Je me place à califourchon sur ce pantin désarticulé par la crise, saisit son bras droit. Cet impressionnant, vu son poids, difficile d’imaginer qu'il puisse avoir tant de force. Je saisis son poignet et remonte le blouson.

  • Putain, Harry, les secours arrivent bientôt ? balancé-je en découvrant des traces de piqûres sur ses bras.
  • Une overdose ? me demande aussitôt Hugo, inquiet.
  • En tout cas les effets y ressemblent, ajoute Max. Il faudrait vérifier dans son dossier médical s'il est sujet au crise d’épilepsie.
  • Harry, rends-toi à l'infirmerie et demande à Patricia de te confier son dossier. Confidentiel ou pas, précise-lui ce qu’il en est.
  • Tu penses à la même chose que moi ? interrogé-je Max.
  • Si c'est le cas, alors nous aurons un élément de plus à charge. Je dois retourner au bureau, voir le compte rendu de l’autopsie de Dylan.
  • Je pourrais t’accompagner ?
  • Et tes cours ?
  • Vas-y, réponds sans que je m’y attende mon professeur. L'enquête a besoin d’éléments complémentaires et un journaliste d’investigation a des priorités.

Les pompiers se présentent, la crise s'atténue. Nous lâchons son corps privé de toutes réactions. Le calme provisoire avant une seconde tempête. Les hommes le transfèrent sur un brancard et attachent ses mains et ses pieds de façon à maîtriser une seconde transe. Ainsi, Peter ne pourrait pas se blesser. Son visage est émacié. Même s’il peut être un connard, il me fait de la peine. Comment a-t-il pu en arriver là ? Est-ce que seulement il y a une explication ? Est-il tombé dans un piège ? A-t-on voulu le faire taire ?

Alors que je me pose des questions sans réponse, que j'émets des possibles impossibles, un son m'interpelle. Le bip qui s'ensuit ne présage rien de bon ni le commentaire qui l’accompagne.

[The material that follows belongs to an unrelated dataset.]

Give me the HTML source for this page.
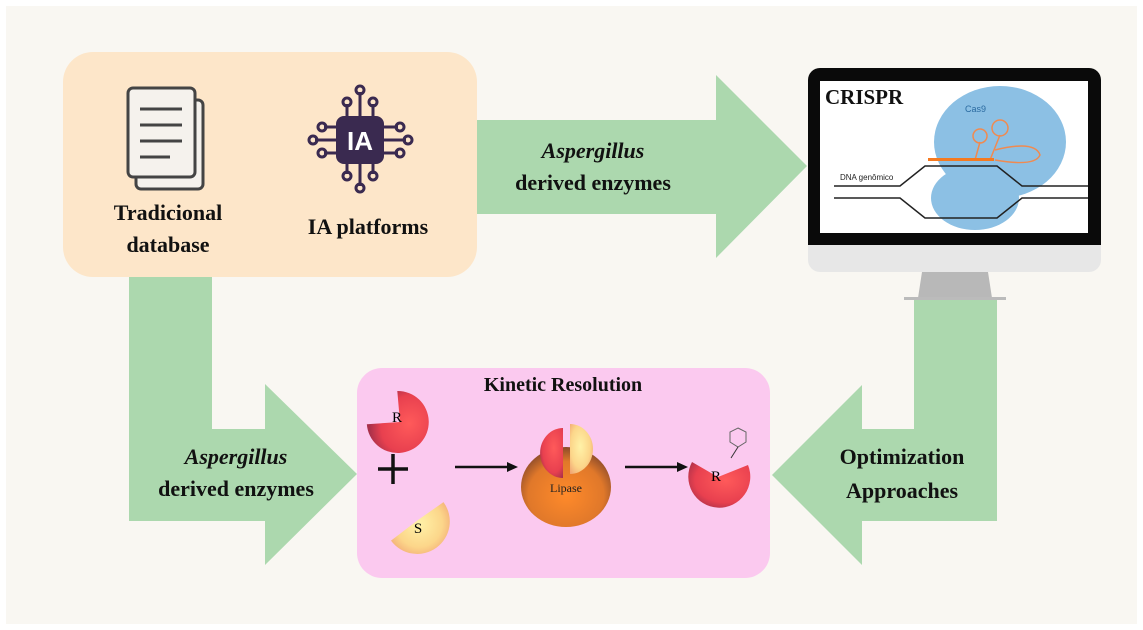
<!DOCTYPE html>
<html><head><meta charset="utf-8"><style>
html,body{margin:0;padding:0;background:#fff}
svg{display:block}
text{font-family:"Liberation Serif",serif}
</style></head><body>
<svg width="1143" height="630" viewBox="0 0 1143 630" xmlns="http://www.w3.org/2000/svg">
<defs>
<radialGradient id="red" cx="0.6" cy="0.4" r="0.7"><stop offset="0" stop-color="#ff5a5a"/><stop offset="0.7" stop-color="#e8404f"/><stop offset="1" stop-color="#a8304a"/></radialGradient>
<radialGradient id="yel" cx="0.45" cy="0.45" r="0.7"><stop offset="0" stop-color="#fff2a8"/><stop offset="0.6" stop-color="#fcd68a"/><stop offset="1" stop-color="#f0a070"/></radialGradient>
<radialGradient id="lip" cx="0.5" cy="0.6" r="0.6"><stop offset="0" stop-color="#ff8a2a"/><stop offset="0.7" stop-color="#e0782a"/><stop offset="1" stop-color="#8a4a2a"/></radialGradient>
</defs>
<rect x="0" y="0" width="1143" height="630" fill="#fff"/>
<rect x="6" y="6" width="1131" height="618" fill="#f9f7f2"/>
<g fill="#acd8ae">
<polygon points="477,120 716,120 716,75 807,166 716,258 716,214 477,214"/>
<polygon points="129,277 212,277 212,429 265,429 265,384 357,474 265,565 265,521 129,521"/>
<polygon points="997,300 914,300 914,429 862,429 862,385 772,475 862,565 862,521 997,521"/>
</g>
<rect x="63" y="52" width="414" height="225" rx="30" fill="#fde6c9"/>
<rect x="136" y="100" width="67" height="89" rx="5" fill="#f5f2ed" stroke="#444" stroke-width="3"/>
<rect x="128" y="88" width="67" height="89" rx="5" fill="#f5f2ed" stroke="#444" stroke-width="3"/>
<g stroke="#444" stroke-width="3"><line x1="140" y1="109" x2="182" y2="109"/><line x1="140" y1="125" x2="182" y2="125"/><line x1="140" y1="141" x2="182" y2="141"/><line x1="140" y1="157" x2="170" y2="157"/></g>
<g stroke="#3a2a50" stroke-width="3" fill="none">
<line x1="360" y1="92" x2="360" y2="120"/><line x1="347" y1="104" x2="347" y2="120"/><line x1="373" y1="104" x2="373" y2="120"/>
<line x1="360" y1="158" x2="360" y2="186"/><line x1="347" y1="158" x2="347" y2="174"/><line x1="373" y1="158" x2="373" y2="174"/>
<line x1="315" y1="140" x2="340" y2="140"/><line x1="324" y1="127" x2="340" y2="127"/><line x1="324" y1="153" x2="340" y2="153"/>
<line x1="380" y1="140" x2="406" y2="140"/><line x1="380" y1="127" x2="398" y2="127"/><line x1="380" y1="153" x2="398" y2="153"/>
<circle cx="360" cy="90" r="4"/><circle cx="347" cy="102" r="4"/><circle cx="373" cy="102" r="4"/>
<circle cx="360" cy="188" r="4"/><circle cx="347" cy="176" r="4"/><circle cx="373" cy="176" r="4"/>
<circle cx="313" cy="140" r="4"/><circle cx="322" cy="127" r="4"/><circle cx="322" cy="153" r="4"/>
<circle cx="408" cy="140" r="4"/><circle cx="400" cy="127" r="4"/><circle cx="400" cy="153" r="4"/>
</g>
<rect x="336" y="116" width="48" height="48" rx="8" fill="#3a2a50"/>
<text x="360" y="150" text-anchor="middle" font-weight="bold" font-size="26" fill="#fff" style="font-family:'Liberation Sans',sans-serif">IA</text>
<g font-weight="bold" font-size="22" fill="#111" text-anchor="middle">
<text x="168" y="220">Tradicional</text><text x="168" y="252">database</text>
<text x="368" y="234">IA platforms</text>
<text x="593" y="158" font-style="italic">Aspergillus</text><text x="593" y="190">derived enzymes</text>
<text x="236" y="464" font-style="italic">Aspergillus</text><text x="236" y="496">derived enzymes</text>
<text x="902" y="464">Optimization</text><text x="902" y="498">Approaches</text>
</g>
<rect x="808" y="68" width="293" height="204" rx="12" fill="#e7e7e7"/>
<path d="M820,68 H1089 a12,12 0 0 1 12,12 V245 H808 V80 a12,12 0 0 1 12,-12Z" fill="#0a0a0a"/>
<rect x="820" y="81" width="268" height="152" fill="#fff"/>
<polygon points="922,272 988,272 992,298 918,298" fill="#b8b8b8"/>
<rect x="904" y="297" width="102" height="3" fill="#bbb"/>
<text x="825" y="104" font-weight="bold" font-size="21" fill="#111">CRISPR</text>
<ellipse cx="1000" cy="142" rx="66" ry="56" fill="#8cc0e4"/>
<ellipse cx="975" cy="198" rx="44" ry="32" fill="#8cc0e4"/>
<text x="965" y="112" font-size="9" fill="#2a6aa0" style="font-family:'Liberation Sans',sans-serif">Cas9</text>
<g stroke="#f08a50" stroke-width="1.5" fill="none">
<circle cx="980" cy="136" r="7"/><circle cx="1000" cy="128" r="8"/><path d="M995,150 q40,-10 45,5 q-5,12 -45,5"/><path d="M975,160 l5,-18 M990,160 l10,-25"/>
</g>
<rect x="928" y="158" width="66" height="3" fill="#f57a20"/>
<g stroke="#222" stroke-width="1.5" fill="none">
<path d="M834,186 H900 L925,166 H997 L1022,186 H1088"/>
<path d="M834,198 H900 L925,218 H997 L1022,198 H1088"/>
</g>
<text x="840" y="180" font-size="8" fill="#222" style="font-family:'Liberation Sans',sans-serif">DNA genômico</text>
<rect x="357" y="368" width="413" height="210" rx="25" fill="#fbc9ef"/>
<text x="563" y="391" text-anchor="middle" font-weight="bold" font-size="20" fill="#111">Kinetic Resolution</text>
<path d="M400,422 L378,400 A31,31 0 1 1 376,445 Z" fill="url(#red)" transform="rotate(40 400 422)"/>
<text x="397" y="422" text-anchor="middle" font-size="15">R</text>
<g stroke="#111" stroke-width="3.5"><line x1="393" y1="454" x2="393" y2="484"/><line x1="378" y1="469" x2="408" y2="469"/></g>
<path d="M418,520 L440,498 A31,31 0 1 1 395,545 Z" fill="url(#yel)" transform="rotate(10 418 520)"/>
<text x="418" y="533" text-anchor="middle" font-size="15">S</text>
<g stroke="#111" stroke-width="2.5"><line x1="455" y1="467" x2="510" y2="467"/><line x1="625" y1="467" x2="680" y2="467"/></g>
<polygon points="518,467 507,462 507,472" fill="#111"/><polygon points="688,467 677,462 677,472" fill="#111"/>
<ellipse cx="566" cy="487" rx="45" ry="40" fill="url(#lip)"/>
<path d="M563,428 A22,24 0 1 0 563,478 Z" fill="url(#red)"/>
<path d="M570,424 A23,25 0 1 1 570,474 Z" fill="url(#yel)"/>
<text x="566" y="492" text-anchor="middle" font-size="12" fill="#222">Lipase</text>
<path d="M718,477 L748,465 A31,31 0 1 1 692,462 Z" fill="url(#red)"/>
<text x="716" y="481" text-anchor="middle" font-size="15">R</text>
<polygon points="738,428 746,432 746,442 738,447 730,442 730,432" fill="none" stroke="#666" stroke-width="1"/>
<line x1="738" y1="447" x2="731" y2="458" stroke="#333" stroke-width="1"/>
</svg>
</body></html>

  • Chef, il est en défibrilation.

Les secours n'ont pas eu le temps de sortir du bureau que l’état de santé s'aggrave. Les lignes du monitoring sont anarchiques . Le pompier qui tend le défibrillateur fait preuve d’un grand sang froid, il n'est guère plus vieux que moi. La première tentative s'avère infructueuse, le corps de l'étudiant se soulève sous la décharge et retombe sur le brancard, une poupée de chiffon. Une seconde, une troisième remplissent la pièce d'un air glacial. La porte claque, Harry rentre en trombe avec le dossier médical. Je me sens mal, Peter est bien trop jeune.

Bip bip bip, trois petits ricochets résonnent en écho avec mes pensées noires. Même faible, je les perçois, les battements de cœur même minimes me redonnent un infime espoir.

  • Stabilisé Chef, annonce le bleu.
  • Ok, nous l'emmenons, confirme son aîné qui le congratule d’un signe de la tête.
  • Dans quel hôpital ? questionne Harry en tendant les papiers qu’il a plu glaner auprès de l'infirmière de l’université.
  • Je peux l’accompagner ? tenté-je aussitôt en entendant le nom de l’établissement.
  • Grimpe, me propose le novice après avoir eu l’aval de son supérieur.
  • Je fais un crochet par mon bureau et te rejoins sur place, me lance Max avant que les portes ne se ferment.

Les sirènes hurlent en ce décembre glacial, le camion se fraie un chemin entre les murs de neige. Je sais où nous nous rendons et je ne pourrais plus retarder la discussion avec Oliver. J’attrape mon téléphone pour envoyer un message : “Lucas, j'aurai besoin de tes bras ce soir”.